Cyberspace, not so long ago, was a specific elsewhere, one we visited periodically, peering into it from the familiar physical world. Now cyberspace has everted. Turned itself inside out. Colonized the physical. Making Google a central and evolving structural unit not only of the architecture of cyberspace, but of the world. This is the sort of thing that empires and nation-states did, before. But empires and nation-states weren’t organs of global human perception. They had their many eyes, certainly, but they didn’t constitute a single multiplex eye for the entire human species.

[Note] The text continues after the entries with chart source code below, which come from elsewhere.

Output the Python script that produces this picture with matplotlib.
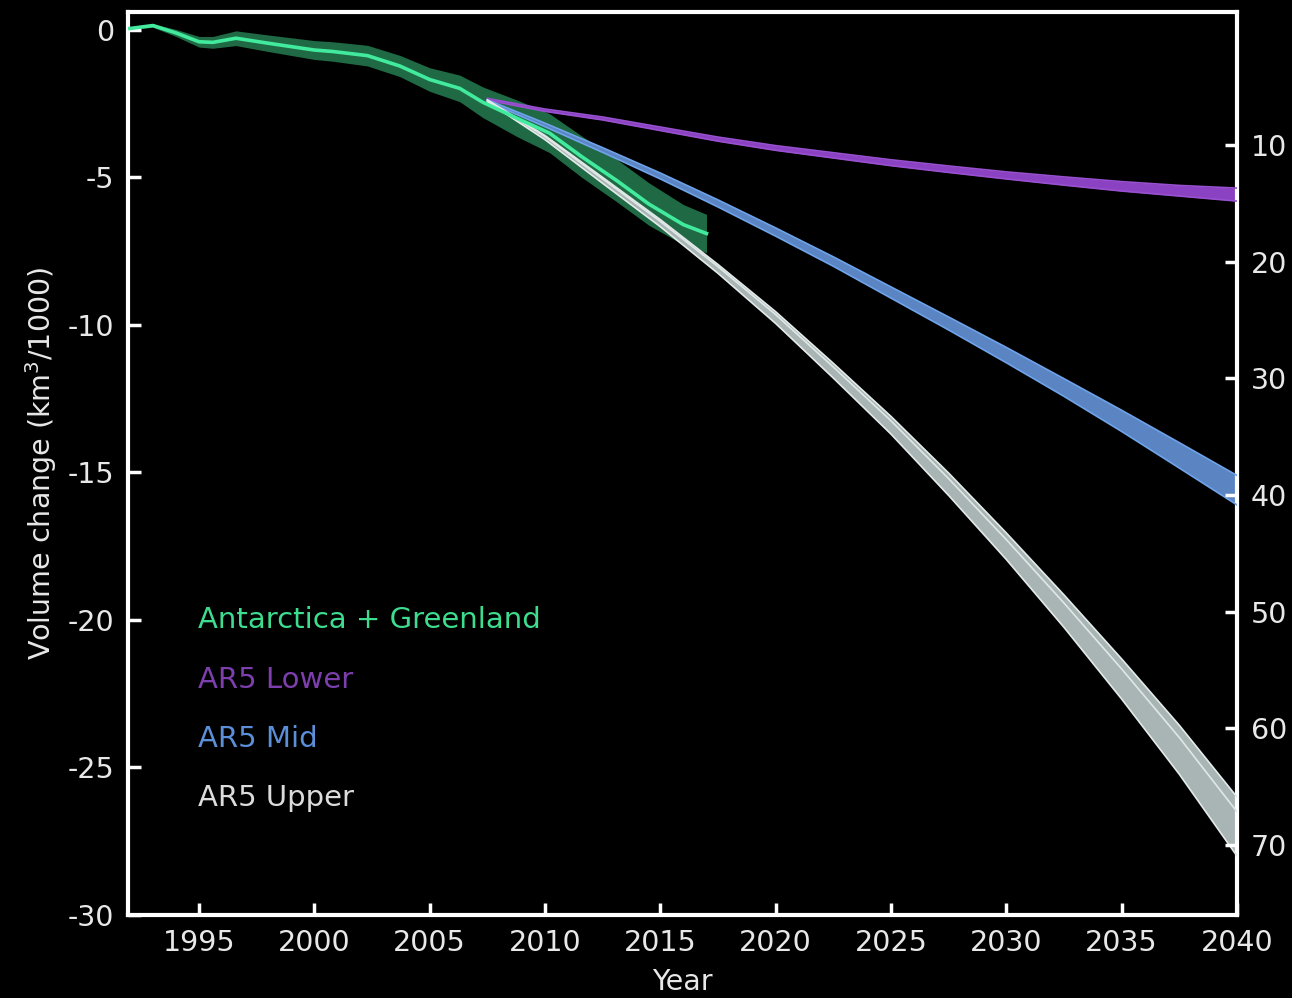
import matplotlib
matplotlib.use("Agg")
import matplotlib.pyplot as plt
import numpy as np

plt.rcParams['font.family'] = ['DejaVu Sans']
plt.rcParams['axes.unicode_minus'] = False

# Observed Antarctica + Greenland volume change (km^3/1000)
obs_years = [1992.0, 1993.0, 1994.0, 1995.0, 1995.6, 1996.6, 1998.0, 2000.0, 2000.8,
             2002.3, 2003.7, 2005.0, 2006.3, 2007.3, 2008.8, 2010.2, 2011.6, 2013.1,
             2014.5, 2016.0, 2017.0]
obs_vals = [0.05, 0.15, -0.1, -0.4, -0.42, -0.28, -0.45, -0.68, -0.73,
            -0.87, -1.22, -1.68, -1.98, -2.45, -3.0, -3.5, -4.3, -5.1,
            -5.9, -6.6, -6.9]
obs_err = [0.03, 0.06, 0.12, 0.18, 0.2, 0.25, 0.28, 0.32, 0.33,
           0.35, 0.36, 0.4, 0.45, 0.52, 0.62, 0.66, 0.7, 0.72,
           0.72, 0.68, 0.65]

# AR5 projections
proj_years = [2007.5, 2010, 2012.5, 2015, 2017.5, 2020, 2022.5, 2025, 2027.5,
              2030, 2032.5, 2035, 2037.5, 2040]
lower_vals = [-2.35, -2.72, -3.0, -3.35, -3.7, -4.0, -4.25, -4.5, -4.72,
              -4.93, -5.12, -5.3, -5.45, -5.58]
lower_err = [0.03, 0.04, 0.05, 0.06, 0.07, 0.08, 0.09, 0.1, 0.11,
             0.12, 0.14, 0.16, 0.18, 0.22]
mid_vals = [-2.4, -3.22, -4.07, -4.95, -5.88, -6.85, -7.85, -8.9, -9.95,
            -11.02, -12.12, -13.25, -14.42, -15.6]
mid_err = [0.03, 0.06, 0.08, 0.1, 0.12, 0.14, 0.16, 0.19, 0.22,
           0.26, 0.3, 0.36, 0.43, 0.5]
upper_vals = [-2.4, -3.65, -5.1, -6.55, -8.1, -9.75, -11.55, -13.4, -15.4,
              -17.5, -19.7, -22.0, -24.4, -27.0]
upper_err = [0.03, 0.07, 0.1, 0.12, 0.15, 0.2, 0.25, 0.3, 0.38,
             0.45, 0.55, 0.68, 0.83, 1.0]

legend_labels = ["Antarctica + Greenland", "AR5 Lower", "AR5 Mid", "AR5 Upper"]
left_ticks = [0, -5, -10, -15, -20, -25, -30]
right_ticks = [10, 20, 30, 40, 50, 60, 70]
x_ticks = [1995, 2000, 2005, 2010, 2015, 2020, 2025, 2030, 2035, 2040]

fig = plt.figure(figsize=(12.92, 9.98), dpi=100, facecolor='black')
ax = fig.add_axes([0.0991, 0.0832, 0.8583, 0.9048])
ax.set_facecolor('black')

oy = np.array(obs_years); ov = np.array(obs_vals); oe = np.array(obs_err)
py = np.array(proj_years)

# observed band
ax.fill_between(oy, ov - oe, ov + oe, color='#1f6a44', lw=0, zorder=1)

# projections
def band(vals, err, fill, edge, inner=None):
    v = np.array(vals); e = np.array(err)
    ax.fill_between(py, v - e, v + e, color=fill, lw=0, zorder=2)
    ax.plot(py, v + e, color=edge, lw=1.2, zorder=3)
    ax.plot(py, v - e, color=edge, lw=1.2, zorder=3)
    if inner is not None:
        ax.plot(py, v + 0.5 * e, color=inner, lw=1.2, zorder=3)

band(lower_vals, lower_err, '#8a42c2', '#9850d0')
band(mid_vals, mid_err, '#5a84c2', '#6ea3ea')
band(upper_vals, upper_err, '#a9b4b4', '#e2ebe9', inner='#dfe8e6')

# observed line
ax.plot(oy, ov, color='#42ea9e', lw=2.6, zorder=5, solid_joinstyle='round')

ax.set_xlim(1991.92, 2040)
ax.set_ylim(-30, 0.61)

for s in ax.spines.values():
    s.set_color('white')
    s.set_linewidth(3)

ax.set_xticks(x_ticks)
ax.set_xticklabels([str(t) for t in x_ticks])
ax.set_yticks(left_ticks)
ax.set_yticklabels([str(t) for t in left_ticks])
ax.tick_params(axis='both', direction='in', length=9, width=2.5, color='white',
               labelcolor='#e8e8e8', labelsize=20.5, pad=10)
ax.tick_params(axis='y', right=False)
ax.tick_params(axis='x', top=False)

ax.set_xlabel('Year', color='#e8e8e8', fontsize=20.5, labelpad=8)
ax.set_ylabel('Volume change (km$^3$/1000)', color='#e8e8e8', fontsize=20.5, labelpad=6)

ax2 = ax.twinx()
ax2.set_ylim(76.0, -1.4)
ax2.set_yticks(right_ticks)
ax2.set_yticklabels([str(t) for t in right_ticks])
ax2.tick_params(axis='y', direction='in', length=9, width=2.5, color='white',
                labelcolor='#e8e8e8', labelsize=20.5, pad=10)
for s in ax2.spines.values():
    s.set_visible(False)

text_colors = ['#3ddc8e', '#7e3fae', '#5b8fd8', '#dcdcdc']
text_y = [0.3267, 0.2602, 0.1949, 0.1296]
for lab, c, y in zip(legend_labels, text_colors, text_y):
    ax.text(0.063, y, lab, color=c, fontsize=21, transform=ax.transAxes,
            ha='left', va='center', zorder=6)

fig.savefig('out.png', dpi=100, facecolor='black')
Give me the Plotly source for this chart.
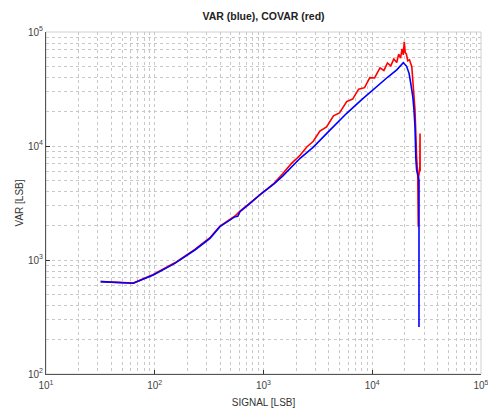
import plotly.graph_objects as go

# ---- data ----
blue_signal = [31.8, 40, 50, 63.5, 97, 153, 234, 322, 398, 547, 580, 608, 725, 962, 1250, 1500,
               2170, 2870, 4000, 5820, 8000, 11780, 14000, 16800, 18000, 19300, 20700,
               21800, 22600, 23600, 24200, 24700, 25200, 25600, 26500, 26900, 26900]
blue_var = [646, 638, 632, 625, 738, 935, 1224, 1550, 1960, 2400, 2420, 2655, 3040, 3850, 4650, 5450,
            7800, 9770, 13500, 19360, 25500, 35500, 40500, 46500, 50000, 53800, 50000,
            43400, 35500, 27100, 20700, 15000, 7540, 6150, 5360, 5000, 258]

red_signal = [31.8, 40, 50, 63.5, 97, 153, 234, 322, 398, 547, 608, 725, 962, 1250, 1500, 1800,
              2170, 2500, 2870, 3300, 3800, 4400, 5000, 5820, 6600, 7500, 8500, 9500, 10500,
              11780, 12800, 13800, 14800, 15800, 16800, 17500, 18200, 18800, 19300, 19700,
              20100, 20600, 21200, 22000, 23100, 24200, 24700, 25600, 26200, 26500, 26600,
              27400, 27500, 27550]
red_covar = [646, 640, 634, 627, 745, 945, 1240, 1570, 1985, 2430, 2680, 3080, 3880, 4700, 5700, 7000,
             8300, 9800, 11000, 13500, 14700, 18400, 19500, 24500, 25800, 31500, 32500, 39800,
             39500, 48500, 46000, 53500, 50500, 58000, 54000, 64000, 59000, 71000, 63000, 82000,
             66000, 64000, 56000, 57000, 49600, 27100, 21000, 8000, 5500, 1960, 5200,
             6500, 12900, 6000]

x_tickvals = [10, 100, 1000, 10000, 100000]
x_ticktext = ["10<sup>1</sup>", "10<sup>2</sup>", "10<sup>3</sup>", "10<sup>4</sup>", "10<sup>5</sup>"]
y_tickvals = [100, 1000, 10000, 100000]
y_ticktext = ["10<sup>2</sup>", "10<sup>3</sup>", "10<sup>4</sup>", "10<sup>5</sup>"]
x_minor = [m * 10 ** e for e in range(1, 5) for m in range(2, 10)]
y_minor = [m * 10 ** e for e in range(2, 5) for m in range(2, 10)]

FONT = "Liberation Sans, Arial, sans-serif"
GRID = "#c8c8c8"

fig = go.Figure()
fig.add_trace(go.Scatter(x=red_signal, y=red_covar, mode="lines",
                         line=dict(color="#ff0000", width=1.6), showlegend=False))
fig.add_trace(go.Scatter(x=blue_signal, y=blue_var, mode="lines",
                         line=dict(color="#0000ff", width=1.6), showlegend=False))


def axis(minor_vals):
    return dict(
        type="log", showline=True, linecolor="#555555", linewidth=1,
        ticks="inside", ticklen=4, tickcolor="#333333", tickwidth=1,
        showgrid=True, gridcolor=GRID, griddash="dot", gridwidth=1,
        minor=dict(tickmode="array", tickvals=minor_vals, showgrid=True,
                   gridcolor=GRID, griddash="dot", gridwidth=1, ticks=""),
        tickfont=dict(family=FONT, size=10, color="#444444"),
        zeroline=False, mirror=False, automargin=False, ticklabeloverflow="allow",
    )


fig.update_layout(
    width=488, height=410,
    margin=dict(l=46, r=7, t=32, b=36),
    paper_bgcolor="white", plot_bgcolor="white",
    title=dict(text="<b>VAR (blue), COVAR (red)</b>", x=0.5, xref="paper",
               y=1 - 16 / 410, yref="container", yanchor="middle", xanchor="center",
               font=dict(family=FONT, size=10.5, color="#222222")),
    xaxis=dict(axis(x_minor), range=[1, 5], tickvals=x_tickvals, ticktext=x_ticktext,
               ticklabelstandoff=2,
               title=dict(text="SIGNAL [LSB]", font=dict(family=FONT, size=10, color="#333333"),
                          standoff=8)),
    yaxis=dict(axis(y_minor), range=[2, 5], tickvals=y_tickvals, ticktext=y_ticktext,
               title=dict(text="VAR [LSB]", font=dict(family=FONT, size=10, color="#333333"),
                          standoff=2)),
    shapes=[dict(type="rect", xref="paper", yref="paper", x0=0, x1=1, y0=0, y1=1,
                 line=dict(color="#d0d0d0", width=1), layer="below")],
)

fig.write_html("out.html", config={"displayModeBar": False},
               post_script="document.body.style.margin='0';document.body.style.padding='0';")
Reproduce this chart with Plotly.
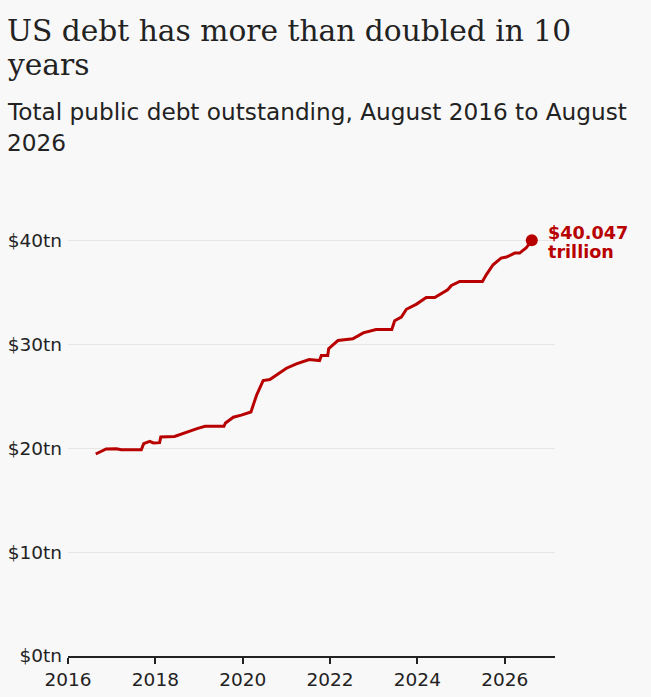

Jeremy Bentham’s Panopticon prison design is a perennial metaphor in discussions of digital surveillance and data mining, but it doesn’t really suit an entity like Google. Bentham’s all-seeing eye looks down from a central viewpoint, the gaze of a Victorian warder. In Google, we are at once the surveilled and the individual retinal cells of the surveillant, however many millions of us, constantly if unconsciously participatory. We are part of a post-geographical, post-national super-state, one that handily says no to China. Or yes, depending on profit considerations and strategy. But we do not participate in Google on that level. We’re citizens, but without rights.

Note to self – I’m still enough of a vain little fanboy that I’m hugely gratified when my heroes think  similar things to myself, in this case regarding Eric Schmidt’s unGooglable childhood idea:

… I don’t find this a very realistic idea, however much the prospect of millions of people living out their lives in individual witness protection programs, prisoners of their own youthful folly, appeals to my novelistic Kafka glands. Nor do I take much comfort in the thought that Google itself would have to be trusted never to link one’s sober adulthood to one’s wild youth, which surely the search engine, wielding as yet unimagined tools of transparency, eventually could and would do.

I imagine that those who are indiscreet on the Web will continue to have to make the best of it, while sharper cookies, pocketing nyms and proxy cascades (as sharper cookies already do), slouch toward an ever more Googleable future, one in which Google, to some even greater extent than it does now, helps us decide what we’ll do next.

The genie won’t go back into the bottle, folks.